A Découvrir: La fabrique des pandémies de Marie Monique Robin


Préserver la biodiversité, un impératif pour la santé planétaire

En 1962 Rachel Carson (1907-1964), biologiste, publiait «Le Printemps Silencieux», la traduction française nous parvint en 1968. Bien que vilipendé par une classe d’irréductibles promoteurs de pratiques mortifères dans l’agriculture et l’industrie, l’ouvrage eu un énorme retentissement. Outre le fait qu’il entraîna l’interdiction du DDT aux États Unis en 1972, il ouvrit la voie d’une écologie consciente de l’impact de l’activité humaine sur tout l’écosystème.
Il n’a malheureusement pas ouvert tous les esprits, ainsi en 2020, un triste représentant de cette classe politique hautaine et ignare déclarait : «voir un lien entre pollution de l’air, la biodiversité et le Covid-19 relève du surréalisme, pas de la science» (Express du 30/3/2020). L’auteur de cette sentence dévoilant un mépris certain, Luc Ferry, ne fut pas moins ministre de l’Éducation Nationale et de la Recherche. Marie Monique Robin a interviewé pas moins de soixante deux scientifiques qui assurent et prouvent par leurs travaux que, comme le dit Shahid Nacem, professeur d’écologie à Columbia, «les humains ne peuvent pas vivre en l’absence d’écosystèmes sains et de biodiversité». 
Tous dressent un tableau terrifiant de l’état de la planète Terre. Tous sans exception avaient prédit une telle crise sanitaire, certains s’étonnent même qu’elle ne soit pas plus violente. Tous avaient alerté les politiques au pouvoir, les avaient informés sur l’état de leurs travaux, et avaient délivré avertissements et préconisations. «On savait. Sur tous les continents, en effet, des scientifiques de différentes disciplines (infectiologues, parasitologues, écologues, géographes, mathématiciens, démographes, ethnobotanistes, médecins, vétérinaires, etc.) ont montré que le meilleur antidote contre l’émergence de maladies infectieuses est la préservation de la biodiversité. Ils ont identifié les mécanismes à l’œuvre, comme l’« effet dilution » grâce auquel une riche biodiversité locale a un effet régulateur sur la prévalence et la virulence des agents pathogènes, dont l’activité est maintenue à bas bruit dans les écosystèmes équilibrés.
On savait. Mais les politiques font la sourde oreille, en continuant de promouvoir une vision techniciste et anthropocentrée de la santé, qui fait la part belle aux intérêts des multinationales pharmaceutiques et de l’agrobusiness...»

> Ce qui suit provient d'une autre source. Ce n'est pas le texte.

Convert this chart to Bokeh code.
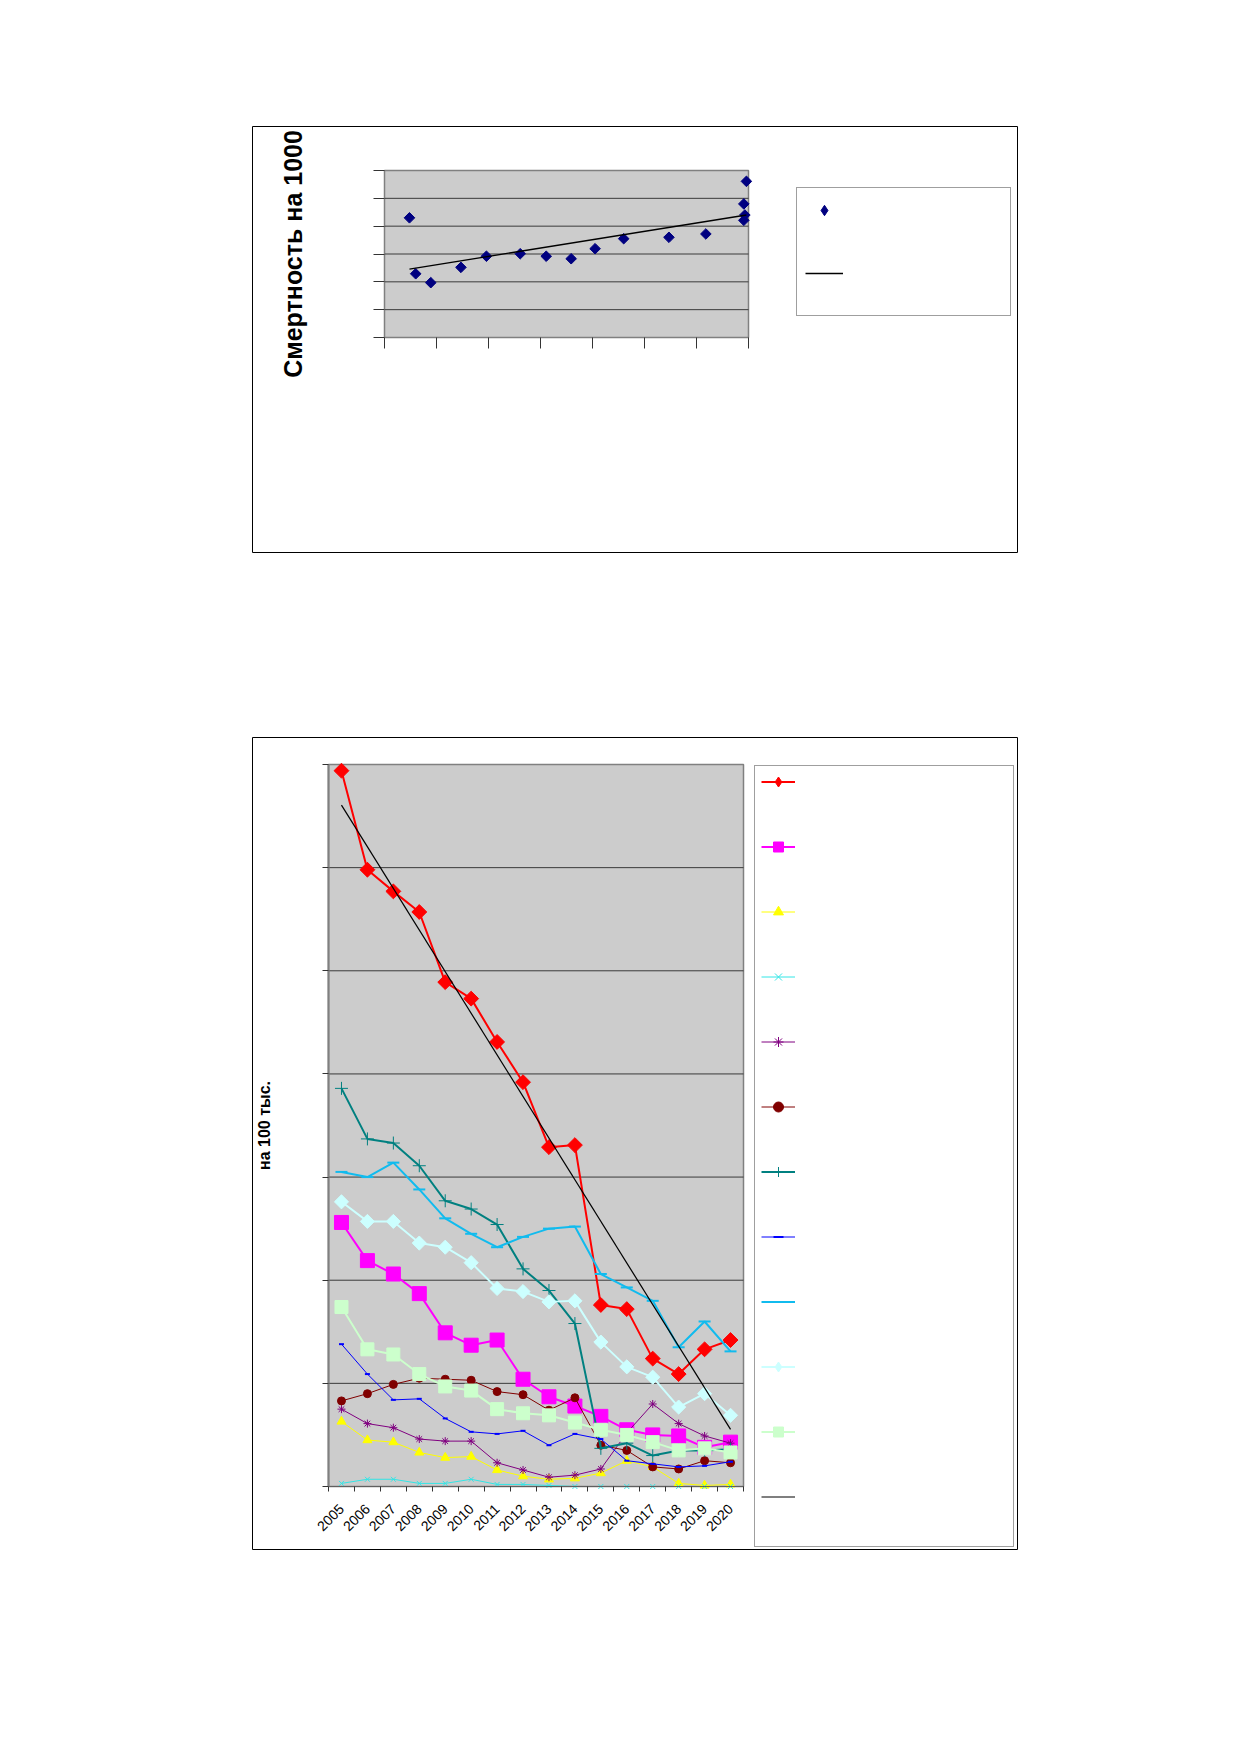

La plupart des scientifiques contactés par M. M. Robin, sur les recommandations de Serge Morand, écologue et biologiste de l’évolution, spécialiste en écologie parasitaire, ont des activités pluridisciplinaires et ont une vision globale . La propagation des virus n’est pas dû au hasard mais à l’activité humaine et aux structures de nos sociétés : déforestation, élevages intensifs, monocultures, globalisation, développement urbain... Depuis de nombreuses années des recherches sont menées sur les primates, les chauves souris, sur les écosystèmes fragilisés ou détruits... les conclusions sont sans appel. Ainsi Serge Morand déclare : « la solution n’est donc pas de se préparer au pire d’une prochaine pandémie, mais de l’éviter en s’attaquant aux causes, c’est-à-dire aux dysfonctionnements des relations entre les humains et les non-humains, dont les animaux domestiques et la faune sauvage. La mobilité globale des marchandises, des produits de l’agriculture, du capital, des humains comme des connaissances dans un monde de plus en plus urbanisé doit se repenser en considérant que la biodiversité, l’agriculture, la diversité culturelle, mais aussi la justice sociale, économique et sanitaire sont des biens pour les citoyens et leurs communautés. Le futur commun que nous voulons nous oblige à réorienter les relations actuelles de nos sociétés à notre environnement naturel. C’est un appel pour fonder une social-écologie de la santé et du bien vivre ensemble...»
Les témoignages de tous ces scientifiques, bien qu’anxiogènes, donnent des éléments de compréhension sur les évènements actuels et présentent des ébauches de modèles à mettre en action pour sortir du marasme et des risques d’effondrement. Le mathématicien Safa Motesharrei résume parfaitement la situation : «nul besoin d’être fort en maths pour comprendre qu’une croissance quantitative illimitée -toujours plus de production et plus de consommation- sur une planète limitée en termes de ressources et de capacité d’absorption des déchets est mathématiquement impossible. En revanche je ne vois pas de limite à la croissance de la créativité, de l’intelligence, de la santé physique et mentale ou de la qualité de vie.